◆ Problem to solve ◆
Exactly the lines from the one with "Give me the TikZ source for this diagram." through the one with "sep=0] (note) at" should be returned, both ends included and nothing else. Omit any pictures.

[Collected data entries]
※

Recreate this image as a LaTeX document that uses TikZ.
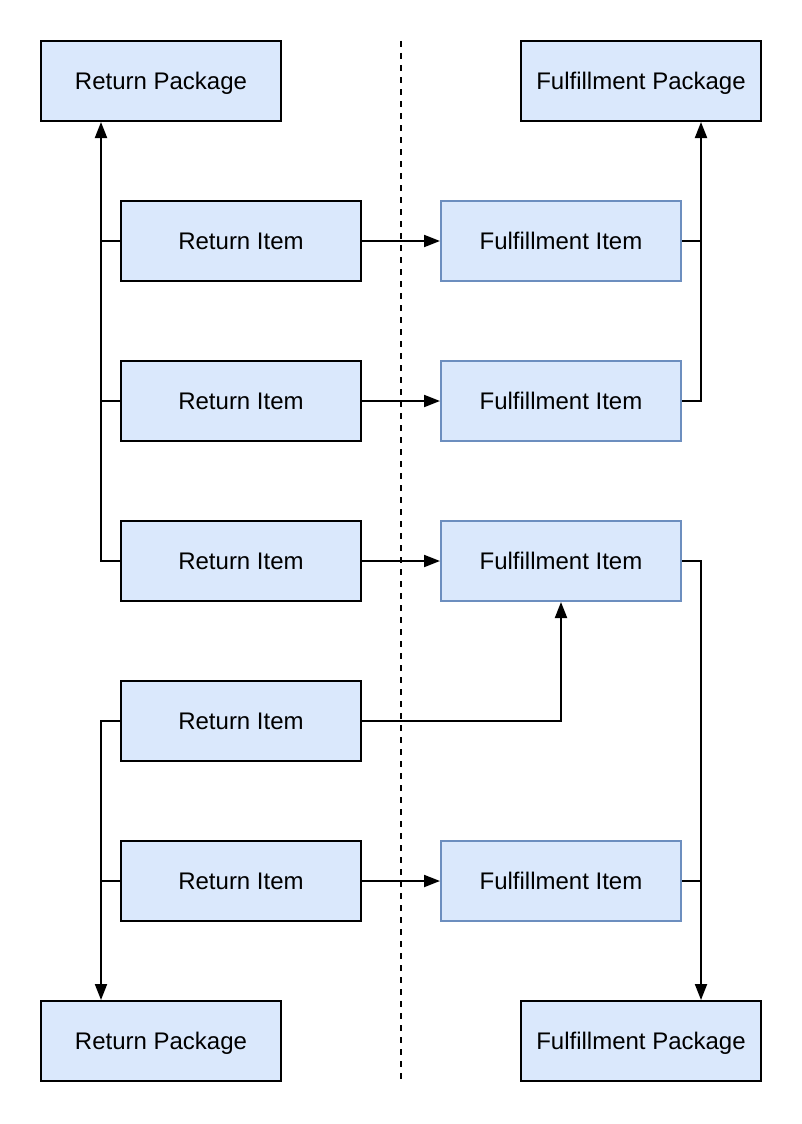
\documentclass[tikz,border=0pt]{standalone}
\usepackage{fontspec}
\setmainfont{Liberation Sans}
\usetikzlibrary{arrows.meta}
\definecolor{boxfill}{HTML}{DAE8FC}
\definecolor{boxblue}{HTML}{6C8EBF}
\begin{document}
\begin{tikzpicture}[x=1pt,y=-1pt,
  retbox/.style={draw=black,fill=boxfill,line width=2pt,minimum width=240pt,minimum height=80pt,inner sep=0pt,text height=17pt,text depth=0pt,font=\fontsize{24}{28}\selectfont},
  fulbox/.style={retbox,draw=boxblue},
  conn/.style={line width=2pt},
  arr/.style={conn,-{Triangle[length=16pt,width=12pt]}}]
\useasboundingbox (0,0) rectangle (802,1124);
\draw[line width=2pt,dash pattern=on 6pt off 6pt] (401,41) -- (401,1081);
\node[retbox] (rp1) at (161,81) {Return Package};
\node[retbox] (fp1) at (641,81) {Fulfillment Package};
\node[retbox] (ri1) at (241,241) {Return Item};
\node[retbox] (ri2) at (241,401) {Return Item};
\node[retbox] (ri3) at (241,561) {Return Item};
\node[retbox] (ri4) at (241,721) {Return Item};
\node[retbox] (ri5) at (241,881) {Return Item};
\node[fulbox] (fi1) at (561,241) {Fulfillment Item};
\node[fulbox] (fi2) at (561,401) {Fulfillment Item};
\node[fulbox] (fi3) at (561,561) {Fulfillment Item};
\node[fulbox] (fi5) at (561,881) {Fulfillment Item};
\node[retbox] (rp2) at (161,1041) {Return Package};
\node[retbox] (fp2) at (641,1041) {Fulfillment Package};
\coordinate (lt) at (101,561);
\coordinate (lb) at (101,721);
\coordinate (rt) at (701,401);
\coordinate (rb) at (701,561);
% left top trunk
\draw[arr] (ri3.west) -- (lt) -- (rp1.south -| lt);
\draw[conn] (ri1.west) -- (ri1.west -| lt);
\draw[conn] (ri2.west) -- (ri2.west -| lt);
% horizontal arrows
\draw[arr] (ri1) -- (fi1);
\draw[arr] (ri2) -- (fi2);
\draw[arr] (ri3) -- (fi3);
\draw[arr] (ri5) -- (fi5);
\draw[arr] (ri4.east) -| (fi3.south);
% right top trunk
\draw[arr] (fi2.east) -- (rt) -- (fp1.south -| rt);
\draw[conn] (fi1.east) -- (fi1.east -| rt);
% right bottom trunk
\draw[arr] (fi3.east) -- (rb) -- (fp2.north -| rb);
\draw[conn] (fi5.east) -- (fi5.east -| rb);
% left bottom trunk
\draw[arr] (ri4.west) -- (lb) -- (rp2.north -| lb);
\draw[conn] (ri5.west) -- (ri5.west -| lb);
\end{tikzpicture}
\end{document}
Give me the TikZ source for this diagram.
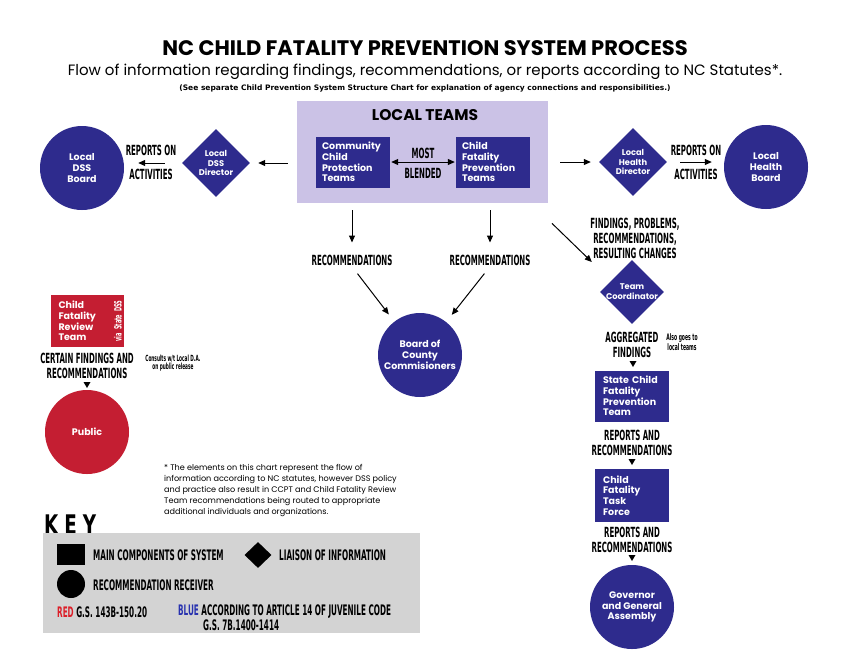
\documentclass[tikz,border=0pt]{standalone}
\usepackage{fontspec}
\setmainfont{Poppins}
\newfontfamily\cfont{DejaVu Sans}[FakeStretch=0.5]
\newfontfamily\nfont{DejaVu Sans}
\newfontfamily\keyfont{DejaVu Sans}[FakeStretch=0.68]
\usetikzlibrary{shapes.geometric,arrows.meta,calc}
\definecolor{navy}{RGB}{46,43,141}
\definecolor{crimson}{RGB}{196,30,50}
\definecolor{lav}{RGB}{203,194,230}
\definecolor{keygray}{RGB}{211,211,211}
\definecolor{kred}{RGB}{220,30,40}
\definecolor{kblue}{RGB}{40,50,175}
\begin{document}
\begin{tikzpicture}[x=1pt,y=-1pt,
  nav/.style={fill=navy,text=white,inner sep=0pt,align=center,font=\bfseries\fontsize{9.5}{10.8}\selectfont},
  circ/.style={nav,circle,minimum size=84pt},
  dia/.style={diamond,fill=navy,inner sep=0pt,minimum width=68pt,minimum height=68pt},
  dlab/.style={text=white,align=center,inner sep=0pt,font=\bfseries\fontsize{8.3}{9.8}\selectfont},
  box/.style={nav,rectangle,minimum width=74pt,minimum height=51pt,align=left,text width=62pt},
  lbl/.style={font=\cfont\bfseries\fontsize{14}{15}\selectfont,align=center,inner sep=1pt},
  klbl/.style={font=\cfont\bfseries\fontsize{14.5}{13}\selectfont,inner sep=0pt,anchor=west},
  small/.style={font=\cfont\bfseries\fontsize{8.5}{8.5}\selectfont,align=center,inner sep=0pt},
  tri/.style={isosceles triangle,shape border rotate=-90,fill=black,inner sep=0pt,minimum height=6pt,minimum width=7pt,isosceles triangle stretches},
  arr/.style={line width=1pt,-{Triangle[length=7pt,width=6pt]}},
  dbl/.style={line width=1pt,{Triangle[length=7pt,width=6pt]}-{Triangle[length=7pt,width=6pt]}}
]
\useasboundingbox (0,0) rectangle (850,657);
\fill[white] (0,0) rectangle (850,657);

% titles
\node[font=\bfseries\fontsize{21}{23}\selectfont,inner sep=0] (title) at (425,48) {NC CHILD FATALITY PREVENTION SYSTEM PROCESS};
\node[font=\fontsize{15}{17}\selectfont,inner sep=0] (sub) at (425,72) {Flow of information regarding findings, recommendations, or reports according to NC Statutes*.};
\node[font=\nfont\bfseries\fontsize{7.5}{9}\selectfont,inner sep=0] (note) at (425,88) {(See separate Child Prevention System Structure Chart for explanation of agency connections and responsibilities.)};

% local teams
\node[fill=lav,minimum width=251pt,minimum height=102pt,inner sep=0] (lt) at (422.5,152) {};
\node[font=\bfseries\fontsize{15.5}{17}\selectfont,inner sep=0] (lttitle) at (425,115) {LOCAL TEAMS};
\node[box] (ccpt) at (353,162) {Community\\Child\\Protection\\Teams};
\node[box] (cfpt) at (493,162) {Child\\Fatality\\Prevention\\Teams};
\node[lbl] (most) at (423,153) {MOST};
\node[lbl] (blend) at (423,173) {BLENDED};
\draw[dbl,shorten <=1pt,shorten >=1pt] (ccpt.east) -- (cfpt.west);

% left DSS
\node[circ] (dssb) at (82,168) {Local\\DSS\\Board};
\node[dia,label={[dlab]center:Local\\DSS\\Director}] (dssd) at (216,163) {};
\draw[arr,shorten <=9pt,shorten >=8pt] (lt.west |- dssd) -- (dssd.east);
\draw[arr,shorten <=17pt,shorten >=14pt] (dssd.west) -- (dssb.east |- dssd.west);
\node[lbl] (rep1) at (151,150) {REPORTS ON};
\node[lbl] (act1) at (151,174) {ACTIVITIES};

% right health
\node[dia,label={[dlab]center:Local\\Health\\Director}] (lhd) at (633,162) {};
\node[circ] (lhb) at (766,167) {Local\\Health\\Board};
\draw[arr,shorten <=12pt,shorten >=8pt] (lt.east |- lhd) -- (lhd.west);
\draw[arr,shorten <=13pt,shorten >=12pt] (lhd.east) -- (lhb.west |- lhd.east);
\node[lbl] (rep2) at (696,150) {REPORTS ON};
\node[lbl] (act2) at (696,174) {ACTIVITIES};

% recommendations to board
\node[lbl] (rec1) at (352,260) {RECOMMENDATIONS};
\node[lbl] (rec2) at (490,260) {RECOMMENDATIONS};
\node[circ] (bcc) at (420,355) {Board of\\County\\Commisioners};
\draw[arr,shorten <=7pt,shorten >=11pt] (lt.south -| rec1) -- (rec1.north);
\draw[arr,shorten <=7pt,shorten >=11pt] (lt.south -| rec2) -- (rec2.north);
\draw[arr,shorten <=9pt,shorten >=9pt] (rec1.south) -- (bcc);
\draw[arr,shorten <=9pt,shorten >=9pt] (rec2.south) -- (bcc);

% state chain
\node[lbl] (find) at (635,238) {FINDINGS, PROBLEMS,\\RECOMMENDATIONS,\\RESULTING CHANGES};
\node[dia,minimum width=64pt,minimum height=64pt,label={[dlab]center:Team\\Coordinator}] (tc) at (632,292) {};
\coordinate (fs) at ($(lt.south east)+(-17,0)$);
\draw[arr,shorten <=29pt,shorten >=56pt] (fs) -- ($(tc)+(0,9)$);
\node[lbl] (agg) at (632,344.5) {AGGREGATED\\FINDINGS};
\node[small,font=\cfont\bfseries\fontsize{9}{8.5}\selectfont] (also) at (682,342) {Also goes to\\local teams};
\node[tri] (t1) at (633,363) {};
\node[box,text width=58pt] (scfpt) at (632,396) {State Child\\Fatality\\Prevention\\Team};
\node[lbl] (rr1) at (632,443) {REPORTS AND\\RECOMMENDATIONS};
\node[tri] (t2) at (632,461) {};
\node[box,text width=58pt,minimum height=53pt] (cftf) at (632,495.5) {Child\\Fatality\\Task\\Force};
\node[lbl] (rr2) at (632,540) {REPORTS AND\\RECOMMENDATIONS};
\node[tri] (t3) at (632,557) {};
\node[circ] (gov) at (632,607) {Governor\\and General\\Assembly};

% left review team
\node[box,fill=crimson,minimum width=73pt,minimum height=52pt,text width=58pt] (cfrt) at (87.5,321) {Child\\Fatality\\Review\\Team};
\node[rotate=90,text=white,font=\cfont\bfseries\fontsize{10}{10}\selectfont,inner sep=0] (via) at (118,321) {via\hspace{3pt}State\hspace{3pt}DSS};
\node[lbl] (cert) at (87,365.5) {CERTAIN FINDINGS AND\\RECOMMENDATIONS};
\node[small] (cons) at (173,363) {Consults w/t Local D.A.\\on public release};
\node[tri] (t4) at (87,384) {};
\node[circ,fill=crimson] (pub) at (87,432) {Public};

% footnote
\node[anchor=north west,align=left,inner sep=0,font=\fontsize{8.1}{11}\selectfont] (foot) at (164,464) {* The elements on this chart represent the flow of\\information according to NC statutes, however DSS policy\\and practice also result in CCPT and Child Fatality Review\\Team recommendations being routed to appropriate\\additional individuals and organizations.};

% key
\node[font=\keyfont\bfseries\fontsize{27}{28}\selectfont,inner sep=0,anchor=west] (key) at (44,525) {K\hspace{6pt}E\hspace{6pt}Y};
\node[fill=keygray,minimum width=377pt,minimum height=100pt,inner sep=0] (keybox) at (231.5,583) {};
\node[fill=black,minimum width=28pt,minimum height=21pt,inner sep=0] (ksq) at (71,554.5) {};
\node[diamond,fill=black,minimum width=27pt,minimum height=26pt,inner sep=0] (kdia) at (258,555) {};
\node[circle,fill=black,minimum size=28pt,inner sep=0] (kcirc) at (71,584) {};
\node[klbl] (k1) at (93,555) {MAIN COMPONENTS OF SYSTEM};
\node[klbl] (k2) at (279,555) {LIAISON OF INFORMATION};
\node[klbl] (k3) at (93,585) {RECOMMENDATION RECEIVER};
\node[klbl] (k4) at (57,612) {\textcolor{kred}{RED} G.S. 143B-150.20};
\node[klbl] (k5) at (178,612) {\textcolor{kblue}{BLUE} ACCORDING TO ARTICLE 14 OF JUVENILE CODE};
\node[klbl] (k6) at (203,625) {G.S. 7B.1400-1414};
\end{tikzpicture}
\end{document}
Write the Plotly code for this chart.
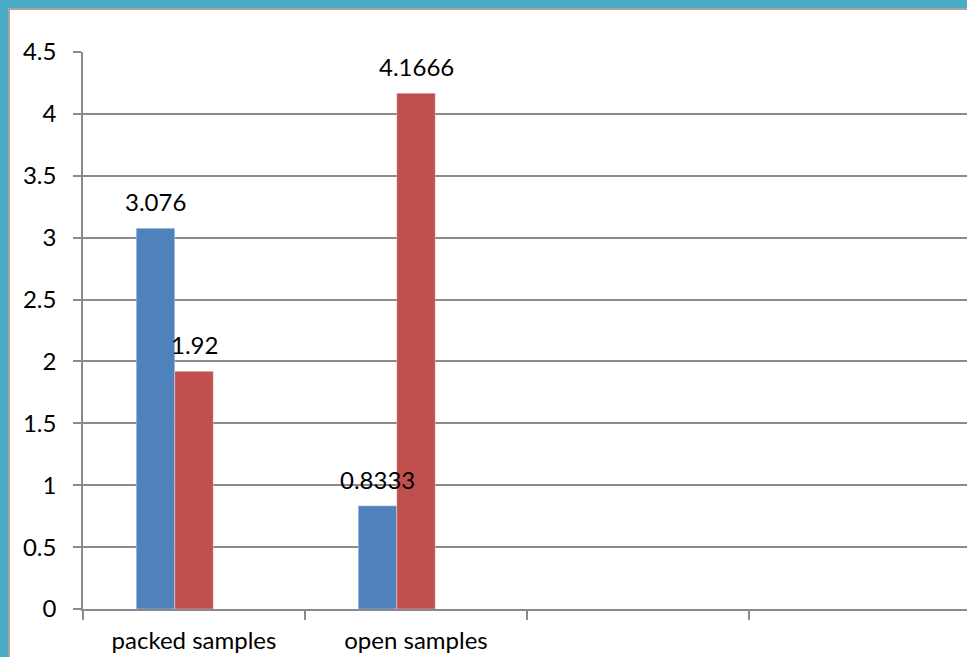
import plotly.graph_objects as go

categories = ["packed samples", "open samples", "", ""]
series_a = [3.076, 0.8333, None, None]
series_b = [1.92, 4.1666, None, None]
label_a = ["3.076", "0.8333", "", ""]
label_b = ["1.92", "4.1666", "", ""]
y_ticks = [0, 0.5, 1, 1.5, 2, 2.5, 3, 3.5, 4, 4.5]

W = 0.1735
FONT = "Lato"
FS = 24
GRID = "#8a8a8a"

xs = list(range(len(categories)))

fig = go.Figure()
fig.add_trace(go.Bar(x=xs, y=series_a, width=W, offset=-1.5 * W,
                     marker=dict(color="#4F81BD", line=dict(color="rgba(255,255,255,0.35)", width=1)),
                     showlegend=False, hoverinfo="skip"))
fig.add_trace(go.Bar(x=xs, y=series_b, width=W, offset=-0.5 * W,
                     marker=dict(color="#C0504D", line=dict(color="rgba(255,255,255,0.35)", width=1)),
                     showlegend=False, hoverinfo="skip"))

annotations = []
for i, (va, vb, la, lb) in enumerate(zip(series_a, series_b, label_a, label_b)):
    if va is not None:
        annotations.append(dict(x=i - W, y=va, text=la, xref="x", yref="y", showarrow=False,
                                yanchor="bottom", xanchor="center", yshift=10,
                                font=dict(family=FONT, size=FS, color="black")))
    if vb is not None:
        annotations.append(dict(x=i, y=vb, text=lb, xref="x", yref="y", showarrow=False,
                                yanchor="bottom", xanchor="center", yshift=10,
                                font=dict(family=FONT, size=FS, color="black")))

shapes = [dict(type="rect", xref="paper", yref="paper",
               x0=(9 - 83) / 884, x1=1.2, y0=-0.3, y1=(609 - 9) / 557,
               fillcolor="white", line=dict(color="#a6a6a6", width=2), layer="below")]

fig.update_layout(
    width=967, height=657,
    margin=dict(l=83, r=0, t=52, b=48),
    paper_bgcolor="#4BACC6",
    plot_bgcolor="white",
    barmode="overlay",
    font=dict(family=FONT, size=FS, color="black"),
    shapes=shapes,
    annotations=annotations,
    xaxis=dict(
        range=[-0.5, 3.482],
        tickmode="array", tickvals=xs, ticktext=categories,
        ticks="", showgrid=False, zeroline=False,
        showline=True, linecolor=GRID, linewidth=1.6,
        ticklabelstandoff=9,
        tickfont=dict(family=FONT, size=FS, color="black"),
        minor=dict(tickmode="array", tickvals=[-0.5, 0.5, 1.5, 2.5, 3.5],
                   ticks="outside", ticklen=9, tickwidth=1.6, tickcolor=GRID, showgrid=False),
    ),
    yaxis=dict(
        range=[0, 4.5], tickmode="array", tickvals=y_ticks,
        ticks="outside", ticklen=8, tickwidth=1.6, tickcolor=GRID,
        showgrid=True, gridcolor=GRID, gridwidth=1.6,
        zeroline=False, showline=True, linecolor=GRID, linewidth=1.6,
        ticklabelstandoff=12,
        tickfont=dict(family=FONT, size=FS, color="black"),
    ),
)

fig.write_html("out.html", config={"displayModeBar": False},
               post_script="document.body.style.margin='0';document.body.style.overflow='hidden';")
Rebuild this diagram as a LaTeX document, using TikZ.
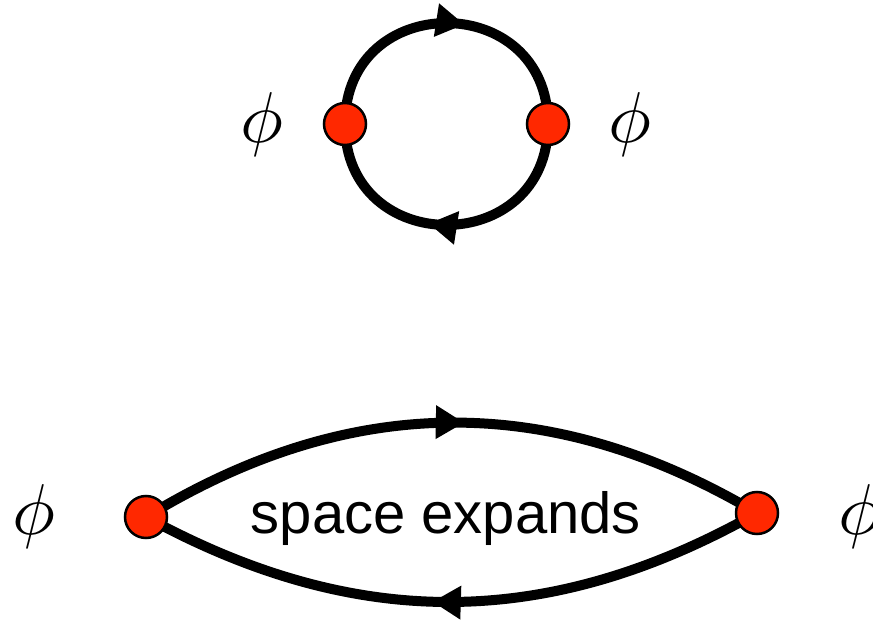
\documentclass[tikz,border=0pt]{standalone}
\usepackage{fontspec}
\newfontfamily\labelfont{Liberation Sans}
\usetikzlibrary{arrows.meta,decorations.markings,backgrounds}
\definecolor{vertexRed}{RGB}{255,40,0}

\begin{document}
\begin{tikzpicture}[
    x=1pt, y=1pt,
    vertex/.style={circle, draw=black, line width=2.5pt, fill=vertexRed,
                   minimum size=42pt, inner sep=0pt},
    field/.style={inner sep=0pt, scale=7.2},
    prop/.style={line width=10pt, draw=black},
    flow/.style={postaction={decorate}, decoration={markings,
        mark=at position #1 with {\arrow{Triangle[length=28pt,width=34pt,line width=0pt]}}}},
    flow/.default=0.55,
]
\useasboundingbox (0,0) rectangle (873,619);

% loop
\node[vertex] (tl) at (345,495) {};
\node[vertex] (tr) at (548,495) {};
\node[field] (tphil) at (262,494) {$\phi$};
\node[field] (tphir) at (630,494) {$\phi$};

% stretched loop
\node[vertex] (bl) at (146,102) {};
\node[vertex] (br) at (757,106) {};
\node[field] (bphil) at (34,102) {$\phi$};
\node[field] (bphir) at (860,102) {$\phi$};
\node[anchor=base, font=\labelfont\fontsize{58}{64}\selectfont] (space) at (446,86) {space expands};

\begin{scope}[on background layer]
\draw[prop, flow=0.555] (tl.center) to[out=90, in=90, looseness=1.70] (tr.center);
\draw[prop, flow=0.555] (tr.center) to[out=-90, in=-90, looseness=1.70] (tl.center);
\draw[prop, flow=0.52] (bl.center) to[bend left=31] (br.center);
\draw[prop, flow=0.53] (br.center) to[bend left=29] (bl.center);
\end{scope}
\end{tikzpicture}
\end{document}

※

◆ Response below ◆
Give me the TikZ source for this diagram.
\documentclass[tikz,border=0pt]{standalone}
\usepackage{fontspec}
\setmainfont{Poppins}
\newfontfamily\cfont{DejaVu Sans}[FakeStretch=0.5]
\newfontfamily\nfont{DejaVu Sans}
\newfontfamily\keyfont{DejaVu Sans}[FakeStretch=0.68]
\usetikzlibrary{shapes.geometric,arrows.meta,calc}
\definecolor{navy}{RGB}{46,43,141}
\definecolor{crimson}{RGB}{196,30,50}
\definecolor{lav}{RGB}{203,194,230}
\definecolor{keygray}{RGB}{211,211,211}
\definecolor{kred}{RGB}{220,30,40}
\definecolor{kblue}{RGB}{40,50,175}
\begin{document}
\begin{tikzpicture}[x=1pt,y=-1pt,
  nav/.style={fill=navy,text=white,inner sep=0pt,align=center,font=\bfseries\fontsize{9.5}{10.8}\selectfont},
  circ/.style={nav,circle,minimum size=84pt},
  dia/.style={diamond,fill=navy,inner sep=0pt,minimum width=68pt,minimum height=68pt},
  dlab/.style={text=white,align=center,inner sep=0pt,font=\bfseries\fontsize{8.3}{9.8}\selectfont},
  box/.style={nav,rectangle,minimum width=74pt,minimum height=51pt,align=left,text width=62pt},
  lbl/.style={font=\cfont\bfseries\fontsize{14}{15}\selectfont,align=center,inner sep=1pt},
  klbl/.style={font=\cfont\bfseries\fontsize{14.5}{13}\selectfont,inner sep=0pt,anchor=west},
  small/.style={font=\cfont\bfseries\fontsize{8.5}{8.5}\selectfont,align=center,inner sep=0pt},
  tri/.style={isosceles triangle,shape border rotate=-90,fill=black,inner sep=0pt,minimum height=6pt,minimum width=7pt,isosceles triangle stretches},
  arr/.style={line width=1pt,-{Triangle[length=7pt,width=6pt]}},
  dbl/.style={line width=1pt,{Triangle[length=7pt,width=6pt]}-{Triangle[length=7pt,width=6pt]}}
]
\useasboundingbox (0,0) rectangle (850,657);
\fill[white] (0,0) rectangle (850,657);

% titles
\node[font=\bfseries\fontsize{21}{23}\selectfont,inner sep=0] (title) at (425,48) {NC CHILD FATALITY PREVENTION SYSTEM PROCESS};
\node[font=\fontsize{15}{17}\selectfont,inner sep=0] (sub) at (425,72) {Flow of information regarding findings, recommendations, or reports according to NC Statutes*.};
\node[font=\nfont\bfseries\fontsize{7.5}{9}\selectfont,inner sep=0] (note) at (425,88) {(See separate Child Prevention System Structure Chart for explanation of agency connections and responsibilities.)};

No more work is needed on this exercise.